Visualizing Regression Models with Forest Plots

A forest plot is a powerful way to visualize the results of a statistical model. It allows you to see the effect of several different predictors on an outcome all at once. In clinical research, forest plots are often used to display the results of regression models, showing the odds ratios or hazard ratios for various risk factors.

The Clinical Scenario

A researcher is working with the BreastCancer dataset and wants to understand which cellular characteristics are most strongly associated with a tumor being malignant. The research question is:

What are the risk factors for a breast tumor being malignant, and what is the strength of their association?

We will build a logistic regression model to answer this question and then visualize the results with a forest plot.

What is a Logistic Regression?

Before we make the plot, it’s helpful to understand the model behind it. A logistic regression is a statistical method used to predict a binary outcome (an outcome with only two possibilities, like “benign” or “malignant”) from a set of predictor variables. The model calculates an odds ratio for each predictor, which tells us how the odds of the outcome change with a one-unit increase in the predictor.

Step 1: The Analysis in jamovi

Load the BreastCancer.omv dataset into jamovi.
From the main analysis ribbon, click on JJStatsPlot -> Advanced -> Forest Plot from Regression Model.

[Screenshot of the jamovi analysis ribbon showing the path to the Forest Plot.] ***

In the analysis window:
- Move the Class variable (which contains “benign” and “malignant”) to the Dependent Variable box. This is the outcome we want to predict.
- Move the predictor variables, such as Cl.thickness, Cell.size, and Cell.shape, to the Predictor Variables box.
- Under Model Type, select Logistic Regression (glm).

[Screenshot of the analysis window showing the variables being assigned.] ***

Step 2: The Output Plot

jamovi will first fit a logistic regression model behind the scenes and then generate the following forest plot of the results:

# Load the data
data(BreastCancer, package = "ClinicoPath")

# The jforestmodel function fits the model and creates the plot
jforestmodel(
  data = BreastCancer,
  dependent_var = "Class",
  predictor_vars = c("Cl.thickness", "Cell.size", "Cell.shape", 
                    "Marg.adhesion", "Epith.c.size", "Bare.nuclei"),
  model_type = "glm",
  family = "binomial",
  exponentiate = TRUE,
  plot_title = "Predictors of Breast Cancer Malignancy",
  x_axis_label = "Odds Ratio (95% Confidence Interval)"
)

Step 3: Interpreting the Forest Plot

The forest plot shows the odds ratio for each predictor variable.

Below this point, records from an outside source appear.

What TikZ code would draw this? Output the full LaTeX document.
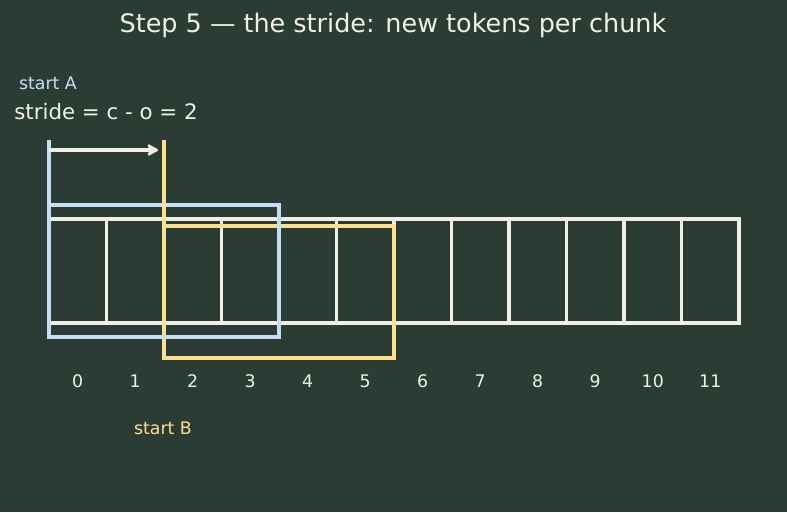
\documentclass[tikz,border=0pt]{standalone}
\usepackage{fontspec}
\setmainfont{DejaVu Sans}
\usetikzlibrary{positioning, arrows.meta}
\definecolor{sfondo}{HTML}{2B3C34}
\definecolor{gesso}{HTML}{F0F0E6}
\definecolor{azzurro}{HTML}{C6DFF7}
\definecolor{giallo}{HTML}{FCE08F}
\begin{document}
\begin{tikzpicture}[
    x=0.75pt, y=-0.75pt,
    cella/.style={rectangle, draw=gesso, line width=2.8pt, inner sep=0pt, outer sep=0pt, minimum width=43.125pt, minimum height=78pt},
    finestra/.style={rectangle, line width=2.8pt, inner sep=0pt, outer sep=0pt, minimum width=172.5pt, minimum height=99pt},
    segno/.style={line width=2.8pt},
    freccia/.style={->, >={Stealth[round, length=10pt, width=11pt, inset=3pt]}, draw=gesso, line width=2.8pt},
    indice/.style={text=gesso, font=\fontsize{13}{15}\selectfont},
    etichetta/.style={font=\fontsize{13}{15}\selectfont}
]
    % 0. Sfondo e cornice
    \fill[sfondo] (0,0) rectangle (787,512);
    \useasboundingbox (0,0) rectangle (787,512);

    % 1. Titolo e testi
    \node[text=gesso, font=\fontsize{19.1}{22}\selectfont] (titolo) at (393,25) {Step 5 — the stride: new tokens per chunk};
    \node[etichetta, text=azzurro] (startA) at (48,83) {start A};
    \node[text=gesso, font=\fontsize{16}{19}\selectfont] (stride) at (106,112) {stride = c - o = 2};
    \node[etichetta, text=giallo] (startB) at (163,428) {start B};

    % 2. Le 12 celle (token)
    \node[cella] (c0) at (77.75,271) {};
    \node[cella, right=0pt of c0]  (c1)  {};
    \node[cella, right=0pt of c1]  (c2)  {};
    \node[cella, right=0pt of c2]  (c3)  {};
    \node[cella, right=0pt of c3]  (c4)  {};
    \node[cella, right=0pt of c4]  (c5)  {};
    \node[cella, right=0pt of c5]  (c6)  {};
    \node[cella, right=0pt of c6]  (c7)  {};
    \node[cella, right=0pt of c7]  (c8)  {};
    \node[cella, right=0pt of c8]  (c9)  {};
    \node[cella, right=0pt of c9]  (c10) {};
    \node[cella, right=0pt of c10] (c11) {};

    % 3. Indici sotto le celle
    \node[indice] (i0)  at ([yshift=-43.5pt]c0.south)  {0};
    \node[indice] (i1)  at ([yshift=-43.5pt]c1.south)  {1};
    \node[indice] (i2)  at ([yshift=-43.5pt]c2.south)  {2};
    \node[indice] (i3)  at ([yshift=-43.5pt]c3.south)  {3};
    \node[indice] (i4)  at ([yshift=-43.5pt]c4.south)  {4};
    \node[indice] (i5)  at ([yshift=-43.5pt]c5.south)  {5};
    \node[indice] (i6)  at ([yshift=-43.5pt]c6.south)  {6};
    \node[indice] (i7)  at ([yshift=-43.5pt]c7.south)  {7};
    \node[indice] (i8)  at ([yshift=-43.5pt]c8.south)  {8};
    \node[indice] (i9)  at ([yshift=-43.5pt]c9.south)  {9};
    \node[indice] (i10) at ([yshift=-43.5pt]c10.south) {10};
    \node[indice] (i11) at ([yshift=-43.5pt]c11.south) {11};

    % 4. Finestre A (azzurra) e B (gialla)
    \node[finestra, draw=giallo] (winB) at (279,292) {};
    \node[finestra, draw=azzurro] (winA) at (164,271) {};

    % 5. Segni di inizio e freccia dello stride
    \coordinate (topA) at (49,140);
    \coordinate (topB) at (164,140);
    \draw[segno, azzurro] (topA) -- (winA.north west);
    \draw[segno, giallo] (topB) -- (winB.north west);
    \coordinate (fA) at (49,150);
    \coordinate (fB) at (158,150);
    \draw[freccia] (fA) -- (fB);

\end{tikzpicture}
\end{document}
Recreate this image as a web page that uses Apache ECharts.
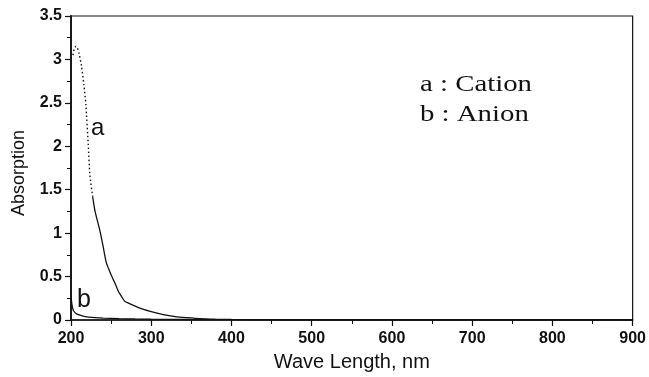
<!DOCTYPE html>
<html>
<head>
<meta charset="utf-8">
<script src="https://cdn.jsdelivr.net/npm/echarts@6/dist/echarts.min.js"></script>
<style>html,body{margin:0;padding:0;background:#fff;}#c{width:649px;height:377px;}</style>
</head>
<body>
<div id="c"></div>
<script>
// Wavelength (nm) and absorption values
var cationX = [202.5, 204, 206, 208, 210, 213, 216, 218.5, 221.5, 223.5, 227, 230, 236, 240, 244, 250, 255, 259, 263, 267, 275, 285, 300, 315, 330, 345, 360, 380, 400, 450, 500, 600, 700, 800, 900];
var cationY = [3.05, 3.12, 3.15, 3.13, 3.07, 2.93, 2.71, 2.48, 2.02, 1.67, 1.42, 1.25, 1.03, 0.85, 0.66, 0.52, 0.42, 0.33, 0.27, 0.215, 0.18, 0.14, 0.095, 0.062, 0.04, 0.027, 0.016, 0.01, 0.007, 0.004, 0.002, 0.001, 0.0005, 0.0003, 0.0002];
var anionX = [200.3, 201, 202, 203, 205, 207, 210, 215, 220, 230, 240, 260, 280, 300, 350, 400, 500, 600, 700, 800, 900];
var anionY = [0.25, 0.19, 0.14, 0.11, 0.085, 0.07, 0.058, 0.045, 0.036, 0.028, 0.022, 0.016, 0.012, 0.01, 0.006, 0.004, 0.002, 0.001, 0.0008, 0.0005, 0.0003];
var dottedEndIndex = 10; // upper part of curve a appears dotted in the scan
var xTicks = [200, 300, 400, 500, 600, 700, 800, 900];
var yTicks = [0, 0.5, 1, 1.5, 2, 2.5, 3, 3.5];

function pairs(xs, ys, from, to) {
  var out = [];
  for (var i = from; i < to; i++) out.push([xs[i], ys[i]]);
  return out;
}

var chart = echarts.init(document.getElementById('c'));
var labelFont = {fontFamily: 'Liberation Sans, Arial, sans-serif', fontSize: 16, fontWeight: 'bold', color: '#111'};
chart.setOption({
  animation: false,
  backgroundColor: '#fff',
  grid: {left: 71, right: 15, top: 16, bottom: 54, show: true, borderColor: '#111', borderWidth: 1.2, backgroundColor: 'transparent'},
  xAxis: {
    type: 'value', min: xTicks[0], max: xTicks[xTicks.length - 1], interval: 100,
    name: 'Wave Length, nm', nameLocation: 'middle', nameGap: 32,
    nameTextStyle: {fontFamily: 'Liberation Sans, Arial, sans-serif', fontSize: 20, color: '#111'},
    axisLine: {show: true, lineStyle: {color: '#111', width: 1.5}},
    axisTick: {show: true, inside: false, length: 6, lineStyle: {color: '#111', width: 1.2}},
    minorTick: {show: true, splitNumber: 2, length: 4, lineStyle: {color: '#111', width: 1}},
    axisLabel: Object.assign({margin: 11}, labelFont),
    splitLine: {show: false}
  },
  yAxis: {
    type: 'value', min: yTicks[0], max: yTicks[yTicks.length - 1], interval: 0.5,
    name: 'Absorption', nameLocation: 'middle', nameGap: 43, nameRotate: 90,
    nameTextStyle: {fontFamily: 'Liberation Sans, Arial, sans-serif', fontSize: 18, color: '#111', padding: [0, 0, 0, -10]},
    axisLine: {show: true, lineStyle: {color: '#111', width: 1.8}},
    axisTick: {show: true, inside: false, length: 6, lineStyle: {color: '#111', width: 1.2}},
    minorTick: {show: true, splitNumber: 2, length: 4, lineStyle: {color: '#111', width: 1}},
    axisLabel: Object.assign({margin: 9}, labelFont),
    splitLine: {show: false}
  },
  series: [
    {name: 'a : Cation (upper)', type: 'line', symbol: 'none', smooth: 0.2,
     data: pairs(cationX, cationY, 0, dottedEndIndex + 1),
     lineStyle: {color: '#111', width: 1.4, type: [1.5, 2.5]}},
    {name: 'a : Cation', type: 'line', symbol: 'none', smooth: 0.2,
     data: pairs(cationX, cationY, dottedEndIndex, cationX.length),
     lineStyle: {color: '#111', width: 1.3}},
    {name: 'b : Anion', type: 'line', symbol: 'none', smooth: 0.2,
     data: pairs(anionX, anionY, 0, anionX.length),
     lineStyle: {color: '#111', width: 1.3}}
  ],
  graphic: [
    {type: 'text', x: 420, y: 85, scaleX: 1.2, style: {text: 'a : Cation', font: '24px "Liberation Serif", "Times New Roman", serif', fill: '#111', align: 'left', verticalAlign: 'middle'}},
    {type: 'text', x: 420, y: 115, scaleX: 1.2, style: {text: 'b : Anion', font: '24px "Liberation Serif", "Times New Roman", serif', fill: '#111', align: 'left', verticalAlign: 'middle'}},
    {type: 'text', x: 91, y: 128, style: {text: 'a', font: '24px "Liberation Sans", Arial, sans-serif', fill: '#111', align: 'left', verticalAlign: 'middle'}},
    {type: 'text', x: 77, y: 300, style: {text: 'b', font: '25px "Liberation Sans", Arial, sans-serif', fill: '#111', align: 'left', verticalAlign: 'middle'}}
  ]
});
</script>
</body>
</html>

The Vertical Line: The vertical line at an odds ratio of 1.0 represents “no effect”. If a predictor’s confidence interval crosses this line, it is not statistically significant.
The Points: Each point represents the odds ratio for that predictor. This is the “best guess” for the effect of that variable.
The Horizontal Lines: The horizontal lines represent the 95% confidence interval for the odds ratio. This gives us a range of plausible values for the true odds ratio.

How to read the results:

Cl.thickness (Clump Thickness): The odds ratio is greater than 1, and the confidence interval does not cross 1. This means that for every one-unit increase in clump thickness, the odds of the tumor being malignant increase significantly.
Cell.size (Uniformity of Cell Size): This variable also has an odds ratio greater than 1, and its confidence interval does not cross 1, indicating that larger cell sizes are associated with higher odds of malignancy.
All the variables in this plot are statistically significant predictors of malignancy because none of their confidence intervals cross the vertical line at 1.0.

Step 4: Reporting the Results

When reporting the results from a forest plot, you should describe the model and then report the odds ratios and confidence intervals for the key predictors.

A logistic regression model was built to predict the likelihood of a malignant diagnosis based on cellular characteristics. The results are displayed in a forest plot. Several factors were found to be significantly associated with the odds of malignancy. For example, for each one-unit increase in clump thickness, the odds of the tumor being malignant increased by a factor of X (OR = X, 95% CI [Y, Z]). Similarly, uniformity of cell size was also a significant predictor (OR = A, 95% CI [B, C]).

(Note: You would fill in the X, Y, Z, A, B, and C values from the output table in jamovi.)